I think you've missed the point I was making here.

Maybe it would be better for you to read a paper on panpsychism, or a book. I'm not a teacher and far from an expert and it seems like you're getting the wrong end of the stick from this chat.

So far, I haven't read anything about panpsychism that would make me think I've been getting the wrong end of the stick on that subject. If you're saying that I need to keep reading until I am convinced to your way of thinking, my reply would be that I would prefer you to keep reading literature on emergent materialism until you are convinced to my way of thinking. ;)
 

Copernicus

Industrial Strength Linguist
Something deeper?



I listened for anything in that talk which would suggest that consciousness could somehow be irreducible or "fundamental", but the speaker really did admit that very few of his colleagues agreed with him and quipped at the end "only my graduate students". It came off to me as something of a disjointed ramble grounded in the "correlation is not causation" meme. Of course, causation is always a case of correlation, just not vice versa.

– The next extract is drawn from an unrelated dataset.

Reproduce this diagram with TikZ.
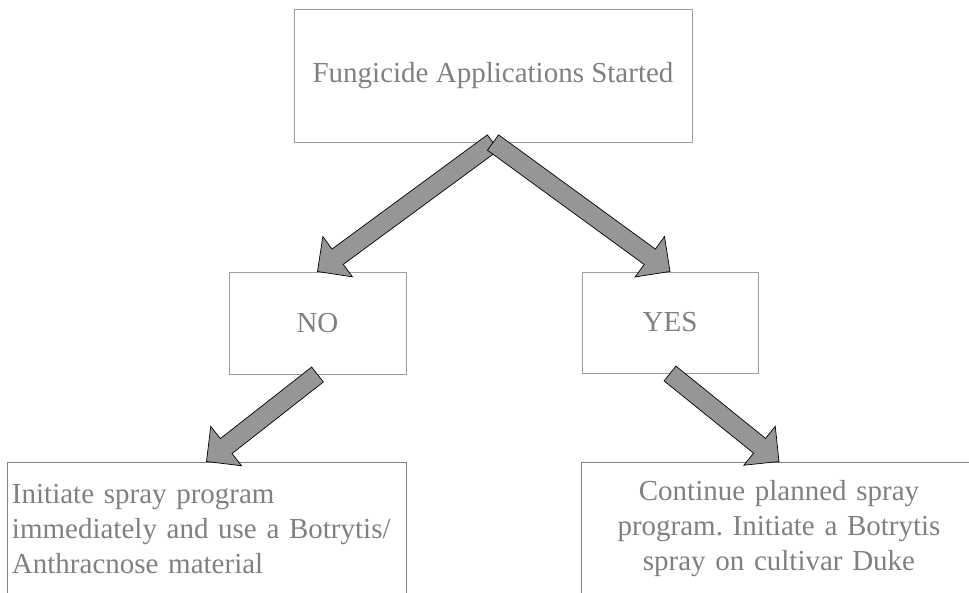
\documentclass[tikz,border=0pt]{standalone}
\usepackage{fontspec}
\setmainfont{Liberation Serif}
\usetikzlibrary{calc}
\frenchspacing

\begin{document}
\begin{tikzpicture}[x=1pt,y=-1pt,
        font=\fontsize{29}{35}\selectfont,text=black!50,
        box/.style={draw=black!38,line width=1pt,inner sep=5pt},
        barrow/.style={fill=black!41,draw=black,line width=0.7pt,
          to path={let \p1=(\tikztostart),\p2=(\tikztotarget),
            \n1={atan2(\y2-\y1,\x2-\x1)},\n2={veclen(\x2-\x1,\y2-\y1)-25pt} in
            ($(\p1)+(\n1+90:9.5pt)$) -- ($(\p1)+(\n1:\n2)+(\n1+90:9.5pt)$)
            -- ($(\p1)+(\n1:\n2)+(\n1+90:25pt)$) -- (\p2)
            -- ($(\p1)+(\n1:\n2)+(\n1-90:25pt)$) -- ($(\p1)+(\n1:\n2)+(\n1-90:9.5pt)$)
            -- ($(\p1)+(\n1-90:9.5pt)$) -- cycle}}]
        \useasboundingbox (0,0) rectangle (969,592);
        \clip (0,0) rectangle (969,592);
        \node[box,minimum width=398,minimum height=133] (start) at (493,75.5) {Fungicide Applications Started};
        \node[box,minimum width=177,minimum height=102] (no) at (317.5,323) {NO};
        \node[box,minimum width=176,minimum height=101] (yes) at (670,322.5) {YES};
        \node[box,draw=black!50,minimum width=399,minimum height=134,text width=389,align=left] (initiate) at (206.5,529)
          {Initiate spray program\\immediately and use a Botrytis/\\Anthracnose material};
        \node[box,draw=black!50,minimum width=396,minimum height=134,text width=386,align=center] (continue) at (779,529)
          {Continue planned spray\\program. Initiate a Botrytis\\spray on cultivar Duke};
        \draw[barrow] (start.south) to (no.north); \draw[barrow] (start.south) to (yes.north);
        \draw[barrow] (no.south) to (initiate.north); \draw[barrow] (yes.south) to (continue.north);
      \end{tikzpicture}
\end{document}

So there was nothing in what he said, if you listen carefully, that actually pointed to behavior that could not be explained in terms of physical brain activity. He admitted that perception was matched against what he termed "predictive models", and that kind of behavior is essentially what we program into robotic behavior in order to get them to respond to unexpected and unpredictable events. The trick in AI these days is to get robots to integrate all of that information into a good predictive model for navigating in real world environments. Humans do that naturally, but we have about a hundred billion neurons in our brains to form vastly complex connections to world-body interactions. Neural nets in computers are nowhere near as sophisticated as the ones that have evolved over hundreds of millions of years inside our heads.